__Task statement__
Report back each line of the records that contains the string "with".

__The input__

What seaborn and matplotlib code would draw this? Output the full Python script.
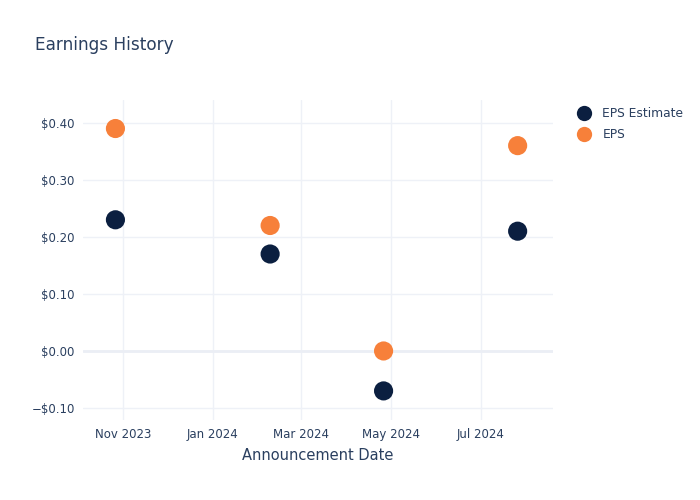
import matplotlib
matplotlib.use("Agg")
import matplotlib.pyplot as plt
import matplotlib.dates as mdates
from matplotlib.ticker import FuncFormatter
from matplotlib.lines import Line2D
import seaborn as sns
import pandas as pd

dates = ["2023-10-27", "2024-02-09", "2024-04-26", "2024-07-26"]
eps_estimate = [0.23, 0.17, -0.07, 0.21]
eps_actual = [0.39, 0.22, 0.00, 0.36]
series_names = ["EPS Estimate", "EPS"]
colors = ["#0b1f40", "#f7803a"]
text_color = "#2a3f5f"
grid_color = "#eef1f7"

df = pd.DataFrame({
    "date": pd.to_datetime(dates * 2),
    "value": eps_estimate + eps_actual,
    "series": [series_names[0]] * len(dates) + [series_names[1]] * len(dates),
})

sns.set_theme(style="white")
plt.rcParams["font.family"] = ["DejaVu Sans"]

fig = plt.figure(figsize=(7, 5), dpi=100)
ax = fig.add_axes([0.1186, 0.16, 0.6714, 0.64])

sns.scatterplot(data=df, x="date", y="value", hue="series", palette=colors,
                s=190, edgecolor="none", ax=ax, legend=False, zorder=3)

ax.set_xlim(pd.Timestamp("2023-10-05"), pd.Timestamp("2024-08-19"))
ax.set_ylim(-0.121, 0.44)
ax.set_yticks([-0.1, 0, 0.1, 0.2, 0.3, 0.4])
ax.yaxis.set_major_formatter(FuncFormatter(
    lambda v, p: ("\u2212$%.2f" % abs(v)) if v < -1e-9 else "$%.2f" % abs(v)))
ax.xaxis.set_major_locator(mdates.MonthLocator(bymonth=[1, 3, 5, 7, 11]))
ax.xaxis.set_major_formatter(mdates.DateFormatter("%b %Y"))

ax.grid(True, color=grid_color, linewidth=1, zorder=0)
ax.axhline(0, color="#ebeef5", linewidth=2, zorder=1)
for s in ax.spines.values():
    s.set_visible(False)
ax.tick_params(axis="both", length=0, labelsize=8.5, colors=text_color, pad=6)

ax.set_xlabel("Announcement Date", fontsize=10.5, color=text_color, labelpad=5)
ax.set_ylabel("")

fig.text(0.05, 0.911, "Earnings History", fontsize=12.2, color=text_color, va="center")

handles = [Line2D([0], [0], marker="o", linestyle="none", markersize=11,
                  markerfacecolor=c, markeredgecolor="none") for c in colors]
leg = fig.legend(handles, series_names, loc="upper left",
                 bbox_to_anchor=(0.808, 0.807), frameon=False, fontsize=8.8,
                 handletextpad=0.9, labelspacing=0.6, handlelength=1.2)
for t in leg.get_texts():
    t.set_color(text_color)

fig.savefig("out.png", dpi=100)
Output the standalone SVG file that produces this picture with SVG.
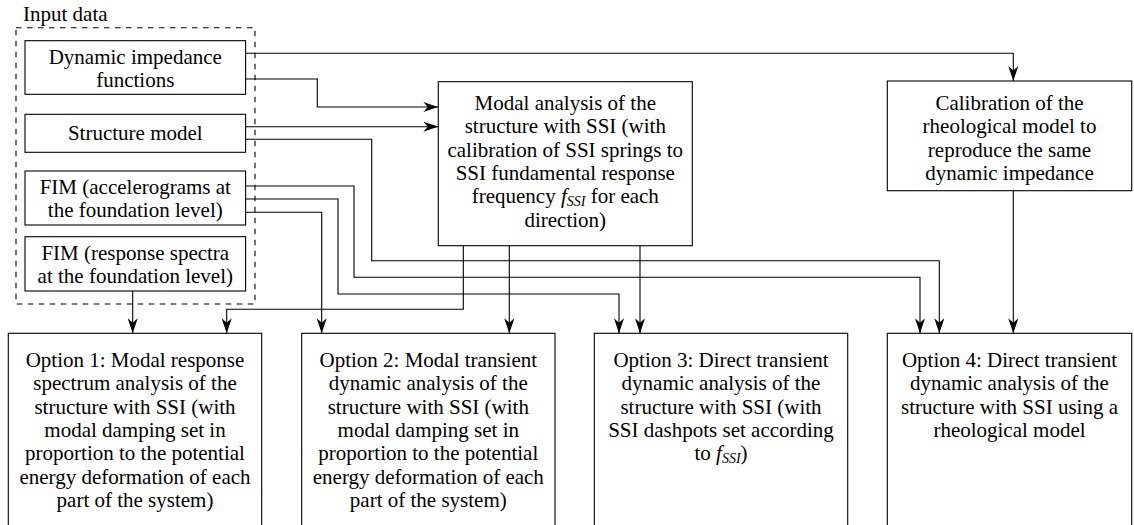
<svg xmlns="http://www.w3.org/2000/svg" width="1134" height="525" viewBox="0 0 1134 525">
<style>
.box{fill:#fff;stroke:#000;stroke-width:1.1}
.dash{fill:none;stroke:#000;stroke-width:1.1;stroke-dasharray:5.5 5.5}
.t{font-family:"Liberation Serif","Times New Roman",serif;font-size:21px;text-anchor:middle;fill:#000}
.lbl{font-family:"Liberation Serif","Times New Roman",serif;font-size:21px;fill:#000}
.c{fill:none;stroke:#000;stroke-width:1.1;marker-end:url(#arr)}
.i{font-style:italic}
.sub{font-style:italic;font-size:14px}
</style>
<defs>
<marker id="arr" viewBox="0 0 15 10" refX="15" refY="5" markerWidth="15" markerHeight="10" markerUnits="userSpaceOnUse" orient="auto">
<path d="M0,0 L15,5 L0,10 L4.5,5 Z" fill="#000"/>
</marker>
</defs>

<g id="input-data">
<rect class="dash" x="16" y="27.7" width="239" height="276.3"/>
<text class="lbl" x="23" y="20.7">Input data</text>
</g>

<g id="connectors">
<path class="c" d="M245.6,53.3 H1013.3 V81"/>
<path class="c" d="M245.6,79 H317.3 V107 H438.3"/>
<path class="c" d="M245.6,126.7 H438.3"/>
<path class="c" d="M245.6,139.3 H371.7 V260.7 H939.3 V333.3"/>
<path class="c" d="M245.6,186 H354 V277.3 H920 V333.3"/>
<path class="c" d="M245.6,199 H338 V294 H619 V333.3"/>
<path class="c" d="M245.6,212.3 H321.7 V333.3"/>
<path class="c" d="M132.7,291 V333.3"/>
<path class="c" d="M463.3,245.7 V309.3 H226.7 V333.3"/>
<path class="c" d="M509.3,245.7 V333.3"/>
<path class="c" d="M640,245.7 V333.3"/>
<path class="c" d="M1013.3,190.7 V333.3"/>
</g>

<g id="dyn-impedance">
<rect class="box" x="25" y="40.7" width="220.6" height="53.6"/>
<text class="t" x="135.3" y="63.5">Dynamic impedance</text>
<text class="t" x="135.3" y="86.5">functions</text>
</g>

<g id="structure-model">
<rect class="box" x="25" y="114.3" width="220.6" height="38"/>
<text class="t" x="135.3" y="140">Structure model</text>
</g>

<g id="fim-accelerograms">
<rect class="box" x="25" y="171" width="220.6" height="54"/>
<text class="t" x="135.3" y="194">FIM (accelerograms at</text>
<text class="t" x="135.3" y="216.7">the foundation level)</text>
</g>

<g id="fim-spectra">
<rect class="box" x="25" y="236.7" width="220.6" height="54.3"/>
<text class="t" x="135.3" y="259.5">FIM (response spectra</text>
<text class="t" x="135.3" y="282.5">at the foundation level)</text>
</g>

<g id="modal-analysis">
<rect class="box" x="438.3" y="81.7" width="254" height="164"/>
<text class="t" x="565.3" y="110">Modal analysis of the</text>
<text class="t" x="565.3" y="133.3">structure with SSI (with</text>
<text class="t" x="565.3" y="156.7">calibration of SSI springs to</text>
<text class="t" x="565.3" y="180">SSI fundamental response</text>
<text class="t" x="565.3" y="203.3">frequency <tspan class="i">f</tspan><tspan class="sub" dy="3">SSI</tspan><tspan dy="-3"> for each</tspan></text>
<text class="t" x="565.3" y="226.7">direction)</text>
</g>

<g id="calibration">
<rect class="box" x="887.3" y="81" width="244.4" height="109.7"/>
<text class="t" x="1009.5" y="110">Calibration of the</text>
<text class="t" x="1009.5" y="133.3">rheological model to</text>
<text class="t" x="1009.5" y="156.7">reproduce the same</text>
<text class="t" x="1009.5" y="180">dynamic impedance</text>
</g>

<g id="option1">
<rect class="box" x="8.3" y="333.3" width="253.4" height="200"/>
<text class="t" x="135" y="367">Option 1: Modal response</text>
<text class="t" x="135" y="390.3">spectrum analysis of the</text>
<text class="t" x="135" y="413.7">structure with SSI (with</text>
<text class="t" x="135" y="437">modal damping set in</text>
<text class="t" x="135" y="460.3">proportion to the potential</text>
<text class="t" x="135" y="483.7">energy deformation of each</text>
<text class="t" x="135" y="507">part of the system)</text>
</g>

<g id="option2">
<rect class="box" x="301.7" y="333.3" width="253.3" height="200"/>
<text class="t" x="428.3" y="367">Option 2: Modal transient</text>
<text class="t" x="428.3" y="390.3">dynamic analysis of the</text>
<text class="t" x="428.3" y="413.7">structure with SSI (with</text>
<text class="t" x="428.3" y="437">modal damping set in</text>
<text class="t" x="428.3" y="460.3">proportion to the potential</text>
<text class="t" x="428.3" y="483.7">energy deformation of each</text>
<text class="t" x="428.3" y="507">part of the system)</text>
</g>

<g id="option3">
<rect class="box" x="594.3" y="333.3" width="253.4" height="200"/>
<text class="t" x="721" y="367">Option 3: Direct transient</text>
<text class="t" x="721" y="390.3">dynamic analysis of the</text>
<text class="t" x="721" y="413.7">structure with SSI (with</text>
<text class="t" x="721" y="437">SSI dashpots set according</text>
<text class="t" x="721" y="460.3">to <tspan class="i">f</tspan><tspan class="sub" dy="3">SSI</tspan><tspan dy="-3">)</tspan></text>
</g>

<g id="option4">
<rect class="box" x="887.3" y="333.3" width="244.4" height="200"/>
<text class="t" x="1009.5" y="367">Option 4: Direct transient</text>
<text class="t" x="1009.5" y="390.3">dynamic analysis of the</text>
<text class="t" x="1009.5" y="413.7">structure with SSI using a</text>
<text class="t" x="1009.5" y="437">rheological model</text>
</g>
</svg>
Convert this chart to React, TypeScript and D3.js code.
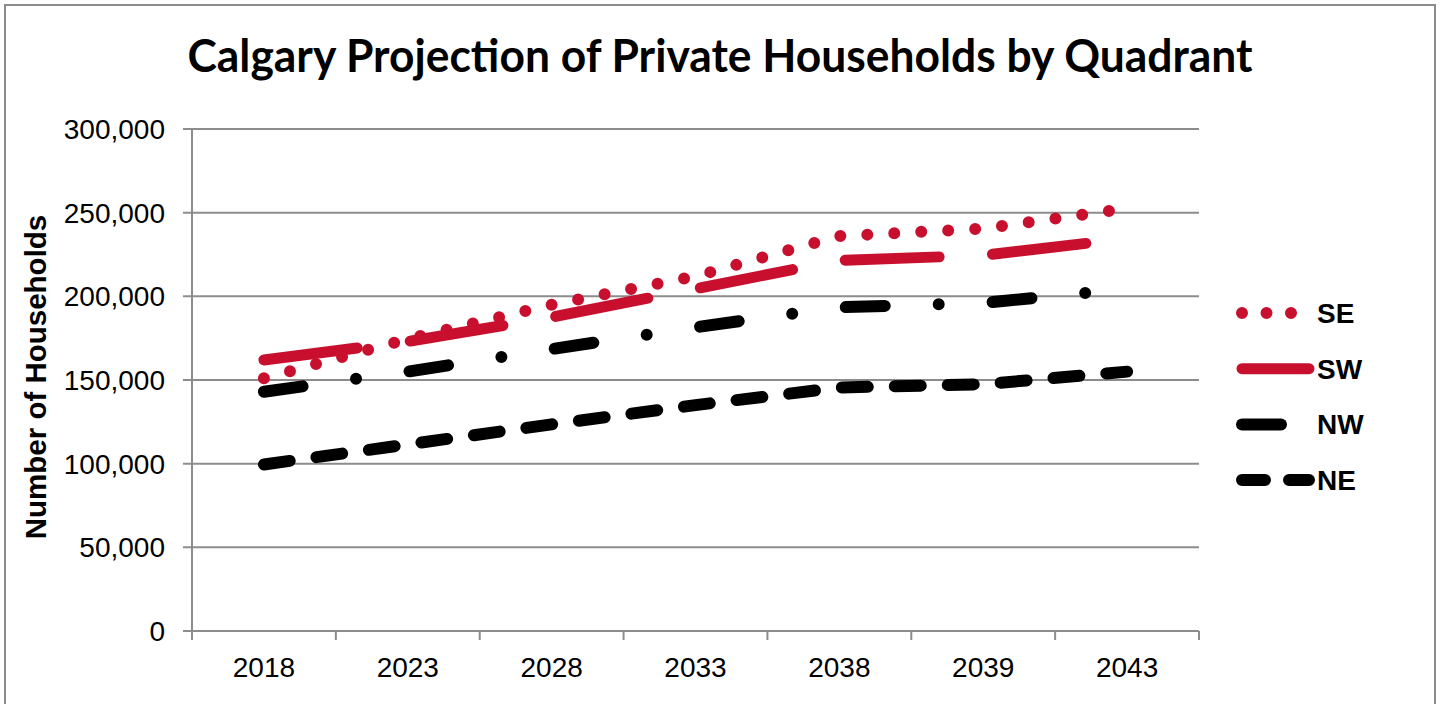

__Solution for this exercise__
Output the standalone SVG file that produces this picture with SVG.
<text class="t" x="565.3" y="133.3">structure with SSI (with</text>
<text class="t" x="135" y="413.7">structure with SSI (with</text>
<text class="t" x="428.3" y="413.7">structure with SSI (with</text>
<text class="t" x="721" y="413.7">structure with SSI (with</text>
<text class="t" x="1009.5" y="413.7">structure with SSI using a</text>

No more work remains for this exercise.